Die Folge dürfte sein, dass der Nahe Osten zu einem Minenfeld für die USA-Politik (im Irak) werden wird. Alle westliche Welt wird "den Spinner im Iran" mit Argusaugen und hoher Nervosität beäugen und laufend irgendwelche Diplomatie aktivieren, um die Gemüter blos ruhig zu halten.

Vermutlich die größte Gefahr eines nuklear gerüsteten Irans ist weniger die iranische Regierung + Generalität, sondern die denkbare Möglichkeit, dass dort evtl. nukleares Material - gegen den Willen der politisch-militärischen Entscheider - entwendet werden könnte, um damit schmutzige Terrorbomben zu bauen. Wie diebstahl- bzw. betrugssicher werden iranische Bestände an nuklearem Material später einmal sein?

Diese "akzeptierende Sichtweise" setzt voraus, dass im Iran rational denkende Entscheider sitzen, die Kosten-Nutzen-Abwägungen in einer "materiellen" Denkweise durchführen, letztlich orientiert am Wohl des ganzen eigenen Volkes. Falls diese Annahme jedoch falsch sein sollte, weil die dortigen Entscheider fanatische Überlegungen anstellen - ohne Rücksicht auf Verluste - dann wären die mentalen Schleusen für die Phantasie geöffnet: Alles wäre möglich.

Die Staatengemeinschaft wird voraussichtlich solange von einem letztlich doch "rationalen" Iran ausgehen, bis das Gegenteil zwingend zur Kenntnis genommen werden müßte. Also für die anstehenden vielen Monate ein hoher Ölpreis - aber keine militärische Gewalt.

Denn erst falls der Westen irgendwann davon ausgehen müßte, dass Iran nicht nur in irgend welchen Reden und Interviews (um die Massen im eigenen Land für die Politik der Entscheider einzunehmen, und um Warnsignale bzw. Imponierrituale an den Westen abzusenden) fanatisches Zeug absondert, sondern tatsächlich real fanatische Ziele strategisch anstrebt, die andere Staaten bedrohen und die auch durch ausgiebige Diplomatie nicht korrigierbar sind, dann erst wäre der Westen tatsächlich gezwungen, präventiv und vernichtend militärisch zuzuschlagen. Dann erst gäbe es einen furchtbaren Krieg. Aber auch nur dann.

Der obige Absatz gilt im übrigen in ganz genau der gleichen Weise umgekehrte auch für so etwas religiös-patriotisch-missionarisch veranlagte Menschen im Westen - wie z. B. George Bush und Teile der republikanisch erzogenen US-Entscheider.

Aber ich glaube nicht, dass es tatsächlich zum Fanatismus im System der Entscheider kommen wird.

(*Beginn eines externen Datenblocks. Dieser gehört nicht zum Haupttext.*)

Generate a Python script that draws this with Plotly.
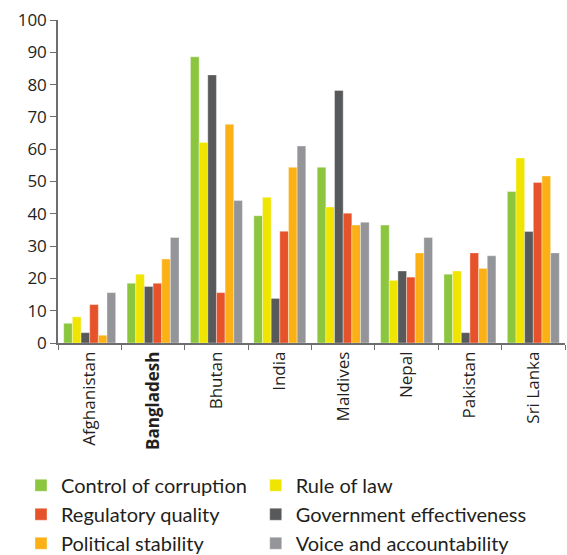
import plotly.graph_objects as go

countries = ["Afghanistan", "Bangladesh", "Bhutan", "India", "Maldives",
             "Nepal", "Pakistan", "Sri Lanka"]
tick_labels = ["Afghanistan", "<b>Bangladesh</b>", "Bhutan", "India", "Maldives",
               "Nepal", "Pakistan", "Sri Lanka"]

control_of_corruption = [6.1, 18.5, 88.6, 39.4, 54.4, 36.5, 21.3, 46.9]
rule_of_law = [8.1, 21.3, 62.1, 45.1, 42.1, 19.4, 22.3, 57.3]
government_effectiveness = [3.2, 17.5, 83.0, 13.8, 78.2, 22.3, 3.2, 34.5]
regulatory_quality = [11.9, 18.5, 15.6, 34.6, 40.2, 20.4, 27.9, 49.7]
political_stability = [2.4, 26.0, 67.7, 54.4, 36.5, 27.9, 23.1, 51.7]
voice_and_accountability = [15.6, 32.7, 44.1, 61.0, 37.4, 32.7, 27.0, 27.9]

# (name, values, colour, legend column, rank within column), in bar order
series = [
    ("Control of corruption", control_of_corruption, "#8cc63f", "legend", 1),
    ("Rule of law", rule_of_law, "#f0e500", "legend2", 1),
    ("Government effectiveness", government_effectiveness, "#58595b", "legend2", 2),
    ("Regulatory quality", regulatory_quality, "#e6532a", "legend", 2),
    ("Political stability", political_stability, "#fbb116", "legend", 3),
    ("Voice and accountability", voice_and_accountability, "#939598", "legend2", 3),
]

fig = go.Figure()
for name, vals, color, leg, rank in series:
    fig.add_trace(go.Bar(
        x=countries, y=vals, name=name, legend=leg, legendrank=rank,
        marker=dict(color=color, line=dict(color="rgba(255,255,255,0.6)", width=0.6)),
    ))

axis_color = "#6d6e71"
text_color = "#231f20"
legend_font = dict(family="Lato", size=20, color=text_color)

fig.update_layout(
    width=567, height=555,
    margin=dict(l=58, r=2, t=20, b=212, autoexpand=False),
    paper_bgcolor="white", plot_bgcolor="white",
    barmode="group", bargap=0.18, bargroupgap=0,
    font=dict(family="Open Sans", color=text_color),
    showlegend=True,
    legend=dict(
        orientation="v", x=-0.073, xanchor="left", y=-0.38, yanchor="top",
        font=legend_font, itemwidth=30, traceorder="normal",
    ),
    legend2=dict(
        orientation="v", x=0.39, xanchor="left", y=-0.38, yanchor="top",
        font=legend_font, itemwidth=30, traceorder="normal",
    ),
    xaxis=dict(
        tickmode="array", tickvals=countries, ticktext=tick_labels,
        tickangle=-90, tickfont=dict(size=17, color=text_color),
        showline=True, linecolor=axis_color, linewidth=1.5,
        ticks="outside", tickson="boundaries", ticklen=5, tickcolor=axis_color,
        showgrid=False,
    ),
    yaxis=dict(
        range=[0, 100], dtick=10, tickfont=dict(size=17, color=text_color),
        showline=True, linecolor=axis_color, linewidth=1.5,
        ticks="outside", ticklen=6, tickcolor=axis_color,
        showgrid=False, zeroline=False,
    ),
)

fig.write_html("out.html")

Der Westen (und umgekehrt wohl auch der Iran) hat nämlich die Hosen voll vor Angst vor den Konsequenzen einer wirklich handfesten (letztlich militärischen) Eskalation (siehe Ölpreis + Ölverfügbarkeit). Solange keine schmutzigen Bomben mit iranischem Plutonium u. Uran in New York und Washington explodieren, solange werden die USA keine "Koalition der Willigen" mehr hinbekommen. Der Westen hat kein Geld mehr für Krieg. Zum Glück!

Dafür werden wir wohl früher oder später mit einem neuen "Gleichgewicht des Schreckens" im Nahen Osten leben müssen.

Ein viel effizienteres und klügeres Gegenmittel des Westens gegen den Iran wäre im übrigen, mit der eigenen Ölabhängigkeit Schluss zu machen. Denn wenn irgendwann einmal (in leider wohl fernerer Zukunft) Öl ersetzt sein wird durch nachhaltige Energieumwandlungstechnologien, dann wird auch der Iran strategisch keine große Bedeutung mehr haben. Kein Entscheider interessiert sich doch heute z. B. für arme Habenichtse wie den Sudan, egal was dort für eine Regierung sitzt oder was diese tut, Menschenrechte hin oder her. Nur das Öl macht den Iran relevant.

Aber so weitsichtig und klug sind wir alle wohl nicht.

Ersatzweise werden uns aber die eigene Angst + die eigene Geldknappheit imo ausreichenden Schutz bieten vor einem Krieg im Nahen Osten.